V41A-4770:
Modeling Argon Isotopic Behavior in Polygenetic Impact Melt Breccias

Thursday, 18 December 2014
Cameron Mark Mercer and Kip V Hodges, Arizona State University, Tempe, AZ, United States
Abstract:
Impact melt breccias (IMBs) are complex mixtures of melt products and relict clasts of target rocks. Some show petrographic evidence for multiple phases of melt injection. A thin section of one such specimen from the Apollo 17 sample suite contains three distinctive melt domains. Laser microprobe 40Ar/39Ar dating reveals that each has a distinctive age, and the range of apparent melt-injection events spans 100’s of millions of years. Why did the younger melts not completely or partially reset the K-Ar systematics of older melt products? The answer appears to be that the thermal effects of injections of thin veinlets of melt are too transient to produce measurable Ar loss from the host rock.
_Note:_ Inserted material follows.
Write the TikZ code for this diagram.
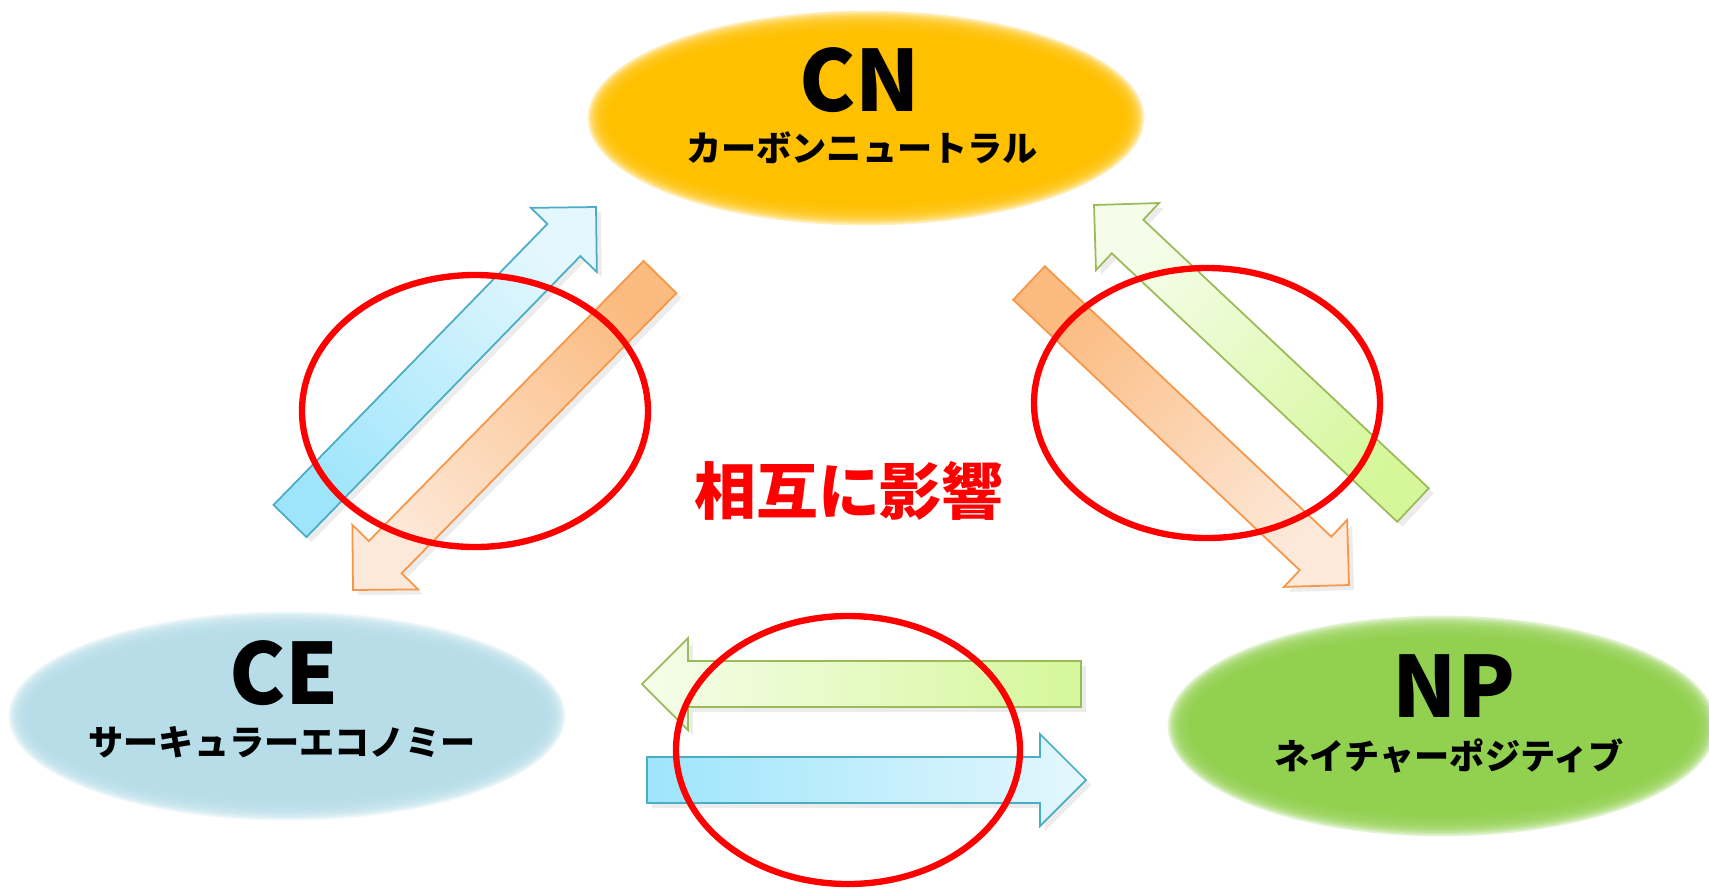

We have coupled a thermal model of the instantaneous injection of a planar melt vein into an infinite rocky medium [1] with a diffusive loss model for spherical grains present in the host material near a vein contact [2]. We used experimentally determined diffusion parameters for Ar in plagioclase [3] in our modeling since it is the least retentive phase in lunar IMBs for which such parameters have been published. At a given distance into the host from the vein contact, the peak temperature and, thus, the peak diffusivity, is controlled by the thickness of the melt vein (i.e., by the thermal mass deposited in the host). Our goal was to constrain the minimum thickness of a melt vein that would cause enough heating for a nearby grain to lose radiogenic 40Ar* to shift its age by 1% (a common 2σ analytical precision for 40Ar/39Ar dates of lunar samples). For a 3800 Ma old grain, ca. 2.4% of 40Ar* must be lost to cause a 38 Ma (1%) reduction in the apparent age. Assuming an ambient temperature of -33 ˚C, a > 24 mm-thick vein of 1500 ˚C melt would be required to cause this level of 40Ar* loss from a 20 µm-diameter plagioclase located 100 µm away from the contact. In the sample we studied, typical vein thicknesses are much smaller (< 4 mm). For a grain of the same size and distance from the melt, the dike would need to be at least 2.1 meters thick to completely reset the K-Ar system. The results of our modeling underscore the utility of laser microprobe 40Ar/39Ar dating for robust reconstructions of the history of polygenetic IMBs. [1] J. Crank (Oxford University Press, ed. 2, 1979). [2] E. Watson, D. Cherniak (2013) Chem Geol, 335, 93-104. [3] W. Cassata et al. (2009) GCA, 73, 6600-6612.